Subject matter experts and researchers need to be at the cutting edge of knowing what’s going on. They must be ahead of the regulators and at times have a role in advocating for what kind of things need to be thought about now and need to come up in regulation and compliance.
“The marketplace needs to hire people who hopefully have come through an organization like Carnegie Mellon. Our researchers are sort of testing product and strategy. In our case, our CyLab organization, they work directly with corporate sponsors on areas of research and concern. And so, there’s just this constant flux that then ends up in product that I’m looking to buy,” Blair explained.
“You start to see how all of these connections over time, eventually get us all in a better place. And so, it’s great to have the experience of being able to contribute. Whether that’s directly or indirectly, I feel like that’s a victory for us all,” Blair stated.
Where Blair finds inspiration
“Every organization can be inspiring in a specific thing, and we’re constantly leapfrogging each other,” Blair shared. She mentioned three groups where she draws inspiration from.
- REN-ISAC, which is Research Education Networking Information Sharing and Analysis Center for higher education
“This is an opportunity for us to, in a safe place, share real-time intelligence, attacks that may be happening on our network with our peers.
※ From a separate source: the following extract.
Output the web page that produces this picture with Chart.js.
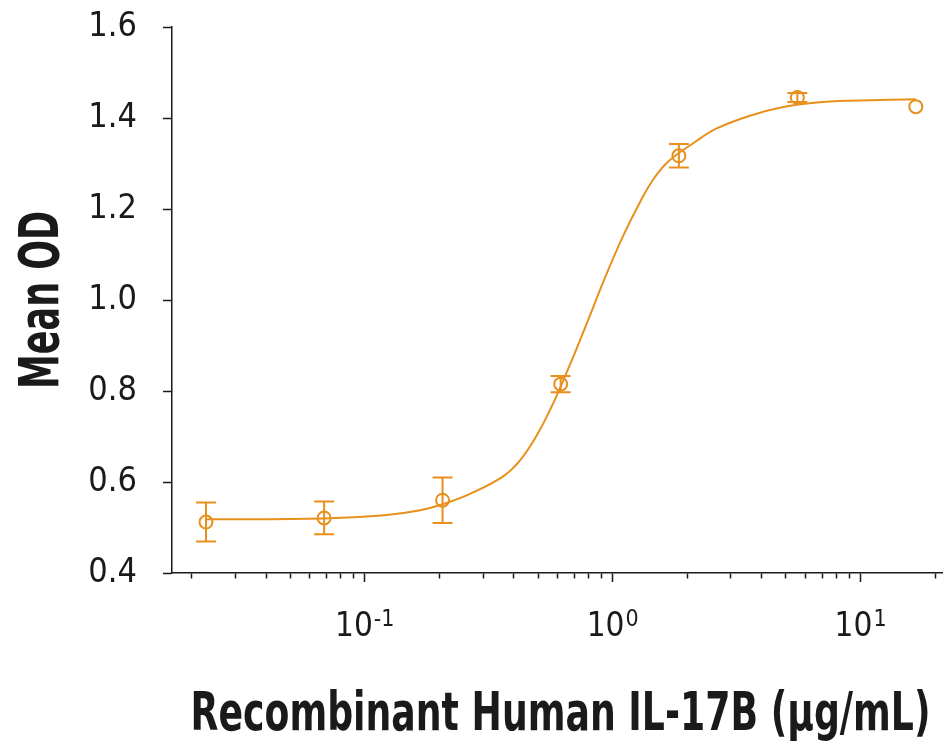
<!DOCTYPE html>
<html>
<head>
<meta charset="utf-8">
<script src="https://cdn.jsdelivr.net/npm/chart.js@4/dist/chart.umd.min.js"></script>
<style>
  html, body { margin: 0; padding: 0; background: #ffffff; overflow: hidden; }
  canvas { display: block; }
</style>
</head>
<body>
<canvas id="c" width="943" height="753" style="width:943px;height:753px"></canvas>
<script>
// ---- Data ----
const concentration = [0.0229, 0.0686, 0.206, 0.617, 1.85, 5.56, 16.7];   // µg/mL
const meanOD        = [0.512, 0.521, 0.560, 0.815, 1.317, 1.445, 1.425];
const errOD         = [0.043, 0.036, 0.050, 0.018, 0.026, 0.010, 0];

// fitted curve
const curveX = [0.0229, 0.0686, 0.12, 0.1675, 0.206, 0.266, 0.363, 0.424, 0.494, 0.577, 0.674, 0.775, 0.948, 1.105, 1.292, 1.462, 1.68, 2.12, 2.63, 3.58, 4.88, 6.65, 9.06, 16.7];
const curveY = [0.518, 0.520, 0.527, 0.538, 0.551, 0.574, 0.613, 0.648, 0.702, 0.774, 0.859, 0.940, 1.059, 1.142, 1.216, 1.266, 1.305, 1.345, 1.377, 1.405, 1.424, 1.434, 1.438, 1.441];

// axes
const xTickValues   = [0.02, 0.03, 0.04, 0.05, 0.06, 0.07, 0.08, 0.09, 0.1, 0.2, 0.3, 0.4, 0.5, 0.6, 0.7, 0.8, 0.9, 1, 2, 3, 4, 5, 6, 7, 8, 9, 10, 20];
const xMajorValues  = [0.1, 1, 10];
const xLabelBase    = '10';
const xLabelExps    = ['-1', '0', '1'];
const yTickValues   = [0.4, 0.6, 0.8, 1.0, 1.2, 1.4, 1.6];

const xTitle = 'Recombinant Human IL-17B (\u03bcg/mL)';
const yTitle = 'Mean OD';

const ORANGE = '#E8901C';
const INK = '#1a1a1a';
const FONT = "'Liberation Sans Narrow', 'DejaVu Sans Condensed', 'Roboto Condensed', sans-serif";

const errorBarPlugin = {
  id: 'errorBars',
  afterDatasetsDraw(chart) {
    const {ctx, scales: {x, y}} = chart;
    ctx.save();
    ctx.strokeStyle = ORANGE;
    ctx.lineWidth = 2;
    concentration.forEach((c, i) => {
      if (!errOD[i]) return;
      const px = x.getPixelForValue(c);
      const top = y.getPixelForValue(meanOD[i] + errOD[i]);
      const bot = y.getPixelForValue(meanOD[i] - errOD[i]);
      ctx.beginPath();
      ctx.moveTo(px, top); ctx.lineTo(px, bot);
      ctx.moveTo(px - 10, top); ctx.lineTo(px + 10, top);
      ctx.moveTo(px - 10, bot); ctx.lineTo(px + 10, bot);
      ctx.stroke();
    });
    ctx.restore();
  }
};

// log-axis labels (10 with superscript exponent) and condensed axis titles
const textPlugin = {
  id: 'axisText',
  afterDraw(chart) {
    const {ctx, scales: {x, y}} = chart;
    ctx.save();
    ctx.fillStyle = INK;
    ctx.textBaseline = 'alphabetic';
    ctx.textAlign = 'left';
    xMajorValues.forEach((v, i) => {
      const px = x.getPixelForValue(v);
      ctx.font = '33px ' + FONT;
      const bw = ctx.measureText(xLabelBase).width;
      ctx.font = '23px ' + FONT;
      const ew = ctx.measureText(xLabelExps[i]).width;
      const start = px - (bw + ew + 1) / 2;
      ctx.font = '33px ' + FONT;
      ctx.fillText(xLabelBase, start, 636);
      ctx.font = '23px ' + FONT;
      ctx.fillText(xLabelExps[i], start + bw + 1, 626);
    });
    // x title
    ctx.textAlign = 'center';
    ctx.font = 'bold 53px ' + FONT;
    ctx.fillText(xTitle, (x.left + x.right) / 2 + 3, 730, 740);
    // y title (rotated)
    ctx.translate(58, (y.top + y.bottom) / 2);
    ctx.rotate(-Math.PI / 2);
    ctx.font = 'bold 55px ' + FONT;
    ctx.fillText(yTitle, 0, 0, 178);
    ctx.restore();
  }
};

new Chart(document.getElementById('c'), {
  type: 'scatter',
  data: {
    datasets: [
      {
        label: 'fit',
        data: curveX.map((v, i) => ({x: v, y: curveY[i]})),
        showLine: true,
        borderColor: ORANGE,
        borderWidth: 2,
        pointRadius: 0,
        fill: false,
        tension: 0.4
      },
      {
        label: 'Mean OD',
        data: concentration.map((v, i) => ({x: v, y: meanOD[i]})),
        showLine: false,
        pointStyle: 'circle',
        pointRadius: 6.5,
        pointBorderWidth: 2,
        pointBackgroundColor: 'rgba(255,255,255,0)',
        pointBorderColor: ORANGE
      }
    ]
  },
  options: {
    responsive: false,
    animation: false,
    devicePixelRatio: 1,
    layout: { autoPadding: false, padding: { top: 27, right: 0, bottom: 0, left: 0 } },
    plugins: {
      legend: { display: false },
      tooltip: { enabled: false }
    },
    scales: {
      x: {
        type: 'logarithmic',
        min: 0.0167,
        max: 21.5,
        afterBuildTicks: (axis) => { axis.ticks = xTickValues.map(v => ({value: v})); },
        afterFit: (axis) => { axis.height = 180; axis.paddingLeft = 0; axis.paddingRight = 0; },
        border: { display: true, color: INK, width: 1.5 },
        grid: {
          drawOnChartArea: false,
          drawTicks: true,
          tickLength: 9,
          tickColor: INK,
          tickWidth: 1.5,
          tickBorderDash: (ctx) => (xMajorValues.includes(ctx.tick && ctx.tick.value) ? [] : [5, 60])
        },
        ticks: { display: false, autoSkip: false },
        title: { display: false }
      },
      y: {
        type: 'linear',
        min: 0.4,
        max: 1.6,
        afterBuildTicks: (axis) => { axis.ticks = yTickValues.map(v => ({value: v})); },
        afterFit: (axis) => { axis.width = 172; axis.paddingTop = 0; axis.paddingBottom = 0; },
        border: { display: true, color: INK, width: 1.5 },
        grid: {
          drawOnChartArea: false,
          drawTicks: true,
          tickLength: 9,
          tickColor: INK,
          tickWidth: 1.5
        },
        ticks: {
          color: INK,
          padding: 26,
          font: { family: FONT, size: 34 },
          callback: (v) => Number(v).toFixed(1)
        },
        title: { display: false }
      }
    }
  },
  plugins: [errorBarPlugin, textPlugin]
});
</script>
</body>
</html>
And in any given day, any one of those institutions is my absolute hero because they just shared an indicator that will stop my institution from being the next victim,” Blair explained.
- Law enforcement partners
“I’m inspired by their commitment to the cyber-threat and their willingness to share information and to take information in and run programs, like the CISO program that the FBI runs out of Quantico, so that you understand better as a CISO how important it is to share information with law enforcement and what they do with it and how that finds its way back to protecting us,” Blair shared.
- Her team at Carnegie Mellon and the university at large
“Their dedication to the task, their willingness to continually improve themselves, to research and develop their own networks and bring that back, their dedication, I find that probably the most inspiring of all,” she concluded.